## Data for this task
— Begin —

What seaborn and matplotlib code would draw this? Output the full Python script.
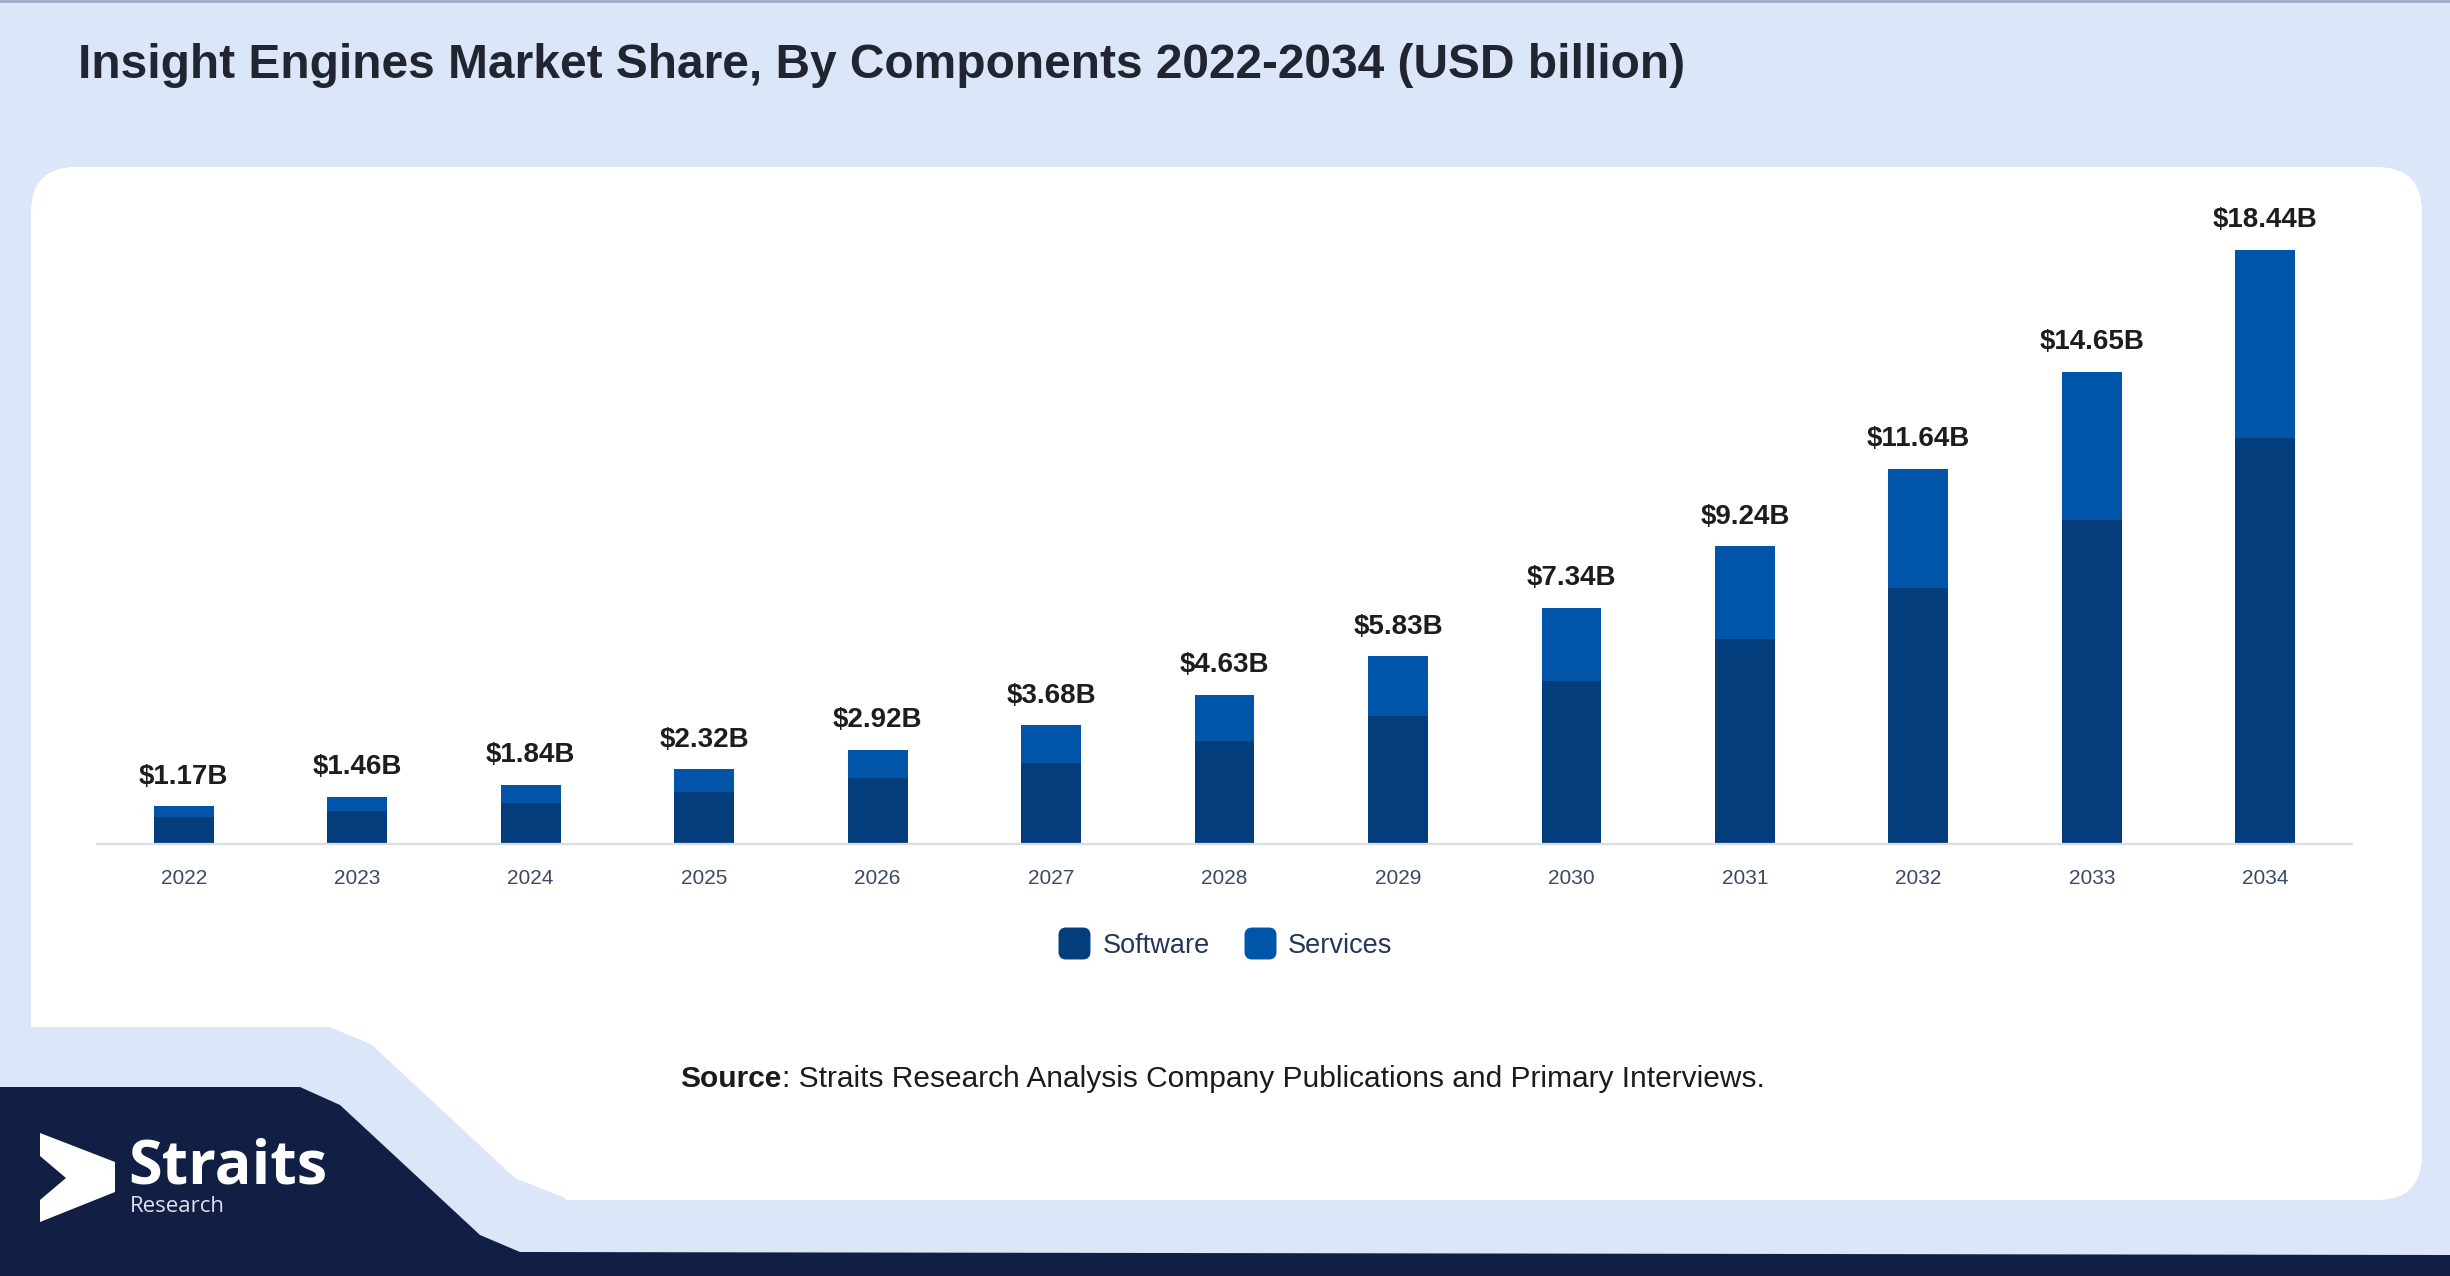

— End —
— Begin —

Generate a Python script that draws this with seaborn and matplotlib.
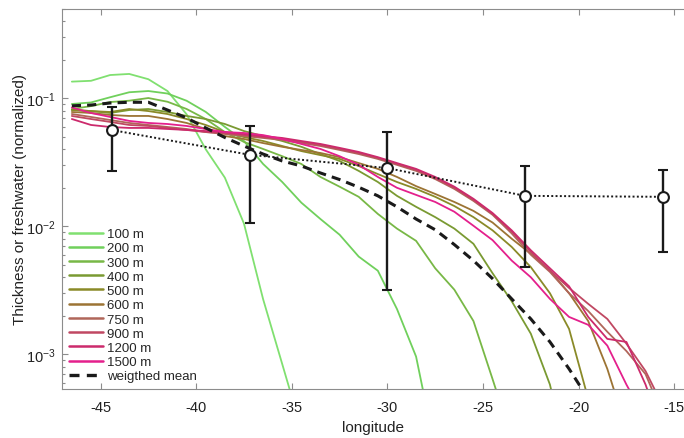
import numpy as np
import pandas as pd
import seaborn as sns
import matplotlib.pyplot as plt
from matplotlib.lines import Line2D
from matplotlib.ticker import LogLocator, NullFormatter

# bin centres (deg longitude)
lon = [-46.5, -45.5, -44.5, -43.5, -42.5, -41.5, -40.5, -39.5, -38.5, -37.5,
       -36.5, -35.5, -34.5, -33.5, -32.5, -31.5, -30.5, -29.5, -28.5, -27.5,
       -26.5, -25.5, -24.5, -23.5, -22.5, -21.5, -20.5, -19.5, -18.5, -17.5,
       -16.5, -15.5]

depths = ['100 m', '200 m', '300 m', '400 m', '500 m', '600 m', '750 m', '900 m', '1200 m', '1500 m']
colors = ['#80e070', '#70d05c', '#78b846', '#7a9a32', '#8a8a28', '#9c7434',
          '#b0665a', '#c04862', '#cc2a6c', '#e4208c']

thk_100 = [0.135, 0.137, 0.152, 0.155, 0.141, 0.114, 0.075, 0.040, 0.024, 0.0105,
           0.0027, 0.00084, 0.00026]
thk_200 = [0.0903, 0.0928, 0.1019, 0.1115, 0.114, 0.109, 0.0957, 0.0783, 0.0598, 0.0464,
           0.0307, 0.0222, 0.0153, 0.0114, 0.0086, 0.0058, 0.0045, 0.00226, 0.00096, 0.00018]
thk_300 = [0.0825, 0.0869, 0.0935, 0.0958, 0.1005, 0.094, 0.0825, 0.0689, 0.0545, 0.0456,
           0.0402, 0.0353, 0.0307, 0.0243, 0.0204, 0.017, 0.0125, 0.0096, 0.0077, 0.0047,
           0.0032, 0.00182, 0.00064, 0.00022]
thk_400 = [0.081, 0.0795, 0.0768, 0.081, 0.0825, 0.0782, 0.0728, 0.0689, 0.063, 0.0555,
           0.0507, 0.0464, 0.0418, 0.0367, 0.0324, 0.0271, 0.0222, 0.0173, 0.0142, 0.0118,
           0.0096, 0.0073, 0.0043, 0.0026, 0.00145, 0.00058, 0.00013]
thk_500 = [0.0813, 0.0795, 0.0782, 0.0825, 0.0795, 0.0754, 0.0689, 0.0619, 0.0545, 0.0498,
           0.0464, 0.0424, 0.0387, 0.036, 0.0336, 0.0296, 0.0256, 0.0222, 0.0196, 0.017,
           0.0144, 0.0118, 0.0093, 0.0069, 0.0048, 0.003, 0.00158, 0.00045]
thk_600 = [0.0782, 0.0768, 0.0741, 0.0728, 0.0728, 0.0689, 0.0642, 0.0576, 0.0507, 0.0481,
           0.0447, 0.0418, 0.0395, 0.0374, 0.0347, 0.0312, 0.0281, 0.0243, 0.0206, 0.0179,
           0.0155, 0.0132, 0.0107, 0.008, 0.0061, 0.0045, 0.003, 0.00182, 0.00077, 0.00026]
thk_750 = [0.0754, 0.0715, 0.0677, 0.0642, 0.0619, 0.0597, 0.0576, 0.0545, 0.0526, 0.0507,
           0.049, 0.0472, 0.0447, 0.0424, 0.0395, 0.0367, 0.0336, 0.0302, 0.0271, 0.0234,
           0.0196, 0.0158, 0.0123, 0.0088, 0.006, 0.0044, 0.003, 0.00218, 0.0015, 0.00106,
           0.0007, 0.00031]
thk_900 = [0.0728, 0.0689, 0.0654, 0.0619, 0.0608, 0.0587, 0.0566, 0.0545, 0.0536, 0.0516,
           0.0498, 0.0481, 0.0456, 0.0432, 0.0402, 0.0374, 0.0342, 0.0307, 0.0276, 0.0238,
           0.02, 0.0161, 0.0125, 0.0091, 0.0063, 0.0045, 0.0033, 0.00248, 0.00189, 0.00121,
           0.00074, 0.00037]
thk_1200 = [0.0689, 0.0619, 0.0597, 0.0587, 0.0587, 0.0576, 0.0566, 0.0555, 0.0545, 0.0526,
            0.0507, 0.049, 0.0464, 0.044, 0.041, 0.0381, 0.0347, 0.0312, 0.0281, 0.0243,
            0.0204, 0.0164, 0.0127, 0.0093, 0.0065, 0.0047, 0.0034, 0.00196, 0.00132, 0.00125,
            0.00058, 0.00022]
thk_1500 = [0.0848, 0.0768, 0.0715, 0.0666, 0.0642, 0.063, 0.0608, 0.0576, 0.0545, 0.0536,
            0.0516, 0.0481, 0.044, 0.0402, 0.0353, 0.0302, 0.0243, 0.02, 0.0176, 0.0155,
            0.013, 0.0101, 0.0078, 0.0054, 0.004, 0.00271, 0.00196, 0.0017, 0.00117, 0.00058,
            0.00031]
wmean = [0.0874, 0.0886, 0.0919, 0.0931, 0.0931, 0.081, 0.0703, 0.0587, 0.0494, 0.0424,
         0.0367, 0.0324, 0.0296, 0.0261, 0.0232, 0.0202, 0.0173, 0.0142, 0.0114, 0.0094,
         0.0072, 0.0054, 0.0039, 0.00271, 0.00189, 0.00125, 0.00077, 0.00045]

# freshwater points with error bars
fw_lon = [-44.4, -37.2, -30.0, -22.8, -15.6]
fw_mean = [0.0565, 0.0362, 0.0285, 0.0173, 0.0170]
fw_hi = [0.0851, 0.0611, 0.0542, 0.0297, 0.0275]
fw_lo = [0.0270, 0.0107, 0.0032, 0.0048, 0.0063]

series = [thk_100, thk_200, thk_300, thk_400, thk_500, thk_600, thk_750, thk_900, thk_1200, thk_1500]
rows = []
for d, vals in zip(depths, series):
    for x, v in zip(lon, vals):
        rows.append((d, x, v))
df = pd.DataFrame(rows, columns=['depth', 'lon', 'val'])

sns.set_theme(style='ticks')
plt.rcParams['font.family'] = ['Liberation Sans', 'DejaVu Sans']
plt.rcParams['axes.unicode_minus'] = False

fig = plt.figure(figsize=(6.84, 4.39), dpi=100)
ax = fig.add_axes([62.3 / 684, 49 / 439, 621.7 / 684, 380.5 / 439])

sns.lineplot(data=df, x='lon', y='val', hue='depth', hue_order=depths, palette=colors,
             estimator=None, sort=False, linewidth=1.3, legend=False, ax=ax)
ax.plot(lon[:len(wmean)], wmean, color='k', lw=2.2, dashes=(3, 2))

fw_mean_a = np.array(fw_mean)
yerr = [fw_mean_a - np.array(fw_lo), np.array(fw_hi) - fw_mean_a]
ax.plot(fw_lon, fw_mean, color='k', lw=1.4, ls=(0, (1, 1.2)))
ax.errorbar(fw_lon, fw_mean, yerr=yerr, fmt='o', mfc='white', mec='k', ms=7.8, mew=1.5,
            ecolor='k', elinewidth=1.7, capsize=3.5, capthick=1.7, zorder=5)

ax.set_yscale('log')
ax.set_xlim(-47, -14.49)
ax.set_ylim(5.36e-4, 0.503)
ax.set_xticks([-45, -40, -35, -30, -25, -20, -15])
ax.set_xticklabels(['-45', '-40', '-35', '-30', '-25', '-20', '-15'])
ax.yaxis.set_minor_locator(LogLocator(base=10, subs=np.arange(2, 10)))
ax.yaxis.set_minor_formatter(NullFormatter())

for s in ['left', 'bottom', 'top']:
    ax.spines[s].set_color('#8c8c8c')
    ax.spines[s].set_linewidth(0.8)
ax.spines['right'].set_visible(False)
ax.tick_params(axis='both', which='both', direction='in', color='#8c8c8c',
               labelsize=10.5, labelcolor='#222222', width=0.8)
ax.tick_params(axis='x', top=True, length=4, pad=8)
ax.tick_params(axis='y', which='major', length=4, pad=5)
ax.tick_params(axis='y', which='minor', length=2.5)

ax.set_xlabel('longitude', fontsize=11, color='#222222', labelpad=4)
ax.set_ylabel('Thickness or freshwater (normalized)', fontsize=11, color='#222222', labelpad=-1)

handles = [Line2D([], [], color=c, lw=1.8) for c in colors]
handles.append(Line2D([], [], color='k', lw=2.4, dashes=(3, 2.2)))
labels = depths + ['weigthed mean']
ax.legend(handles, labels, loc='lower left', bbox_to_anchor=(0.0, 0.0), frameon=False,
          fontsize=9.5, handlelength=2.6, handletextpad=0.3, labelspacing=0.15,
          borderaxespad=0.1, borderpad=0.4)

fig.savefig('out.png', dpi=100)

— End —

Filter the listing above by the word "Python"; copy each line that passes.

What seaborn and matplotlib code would draw this? Output the full Python script.
Generate a Python script that draws this with seaborn and matplotlib.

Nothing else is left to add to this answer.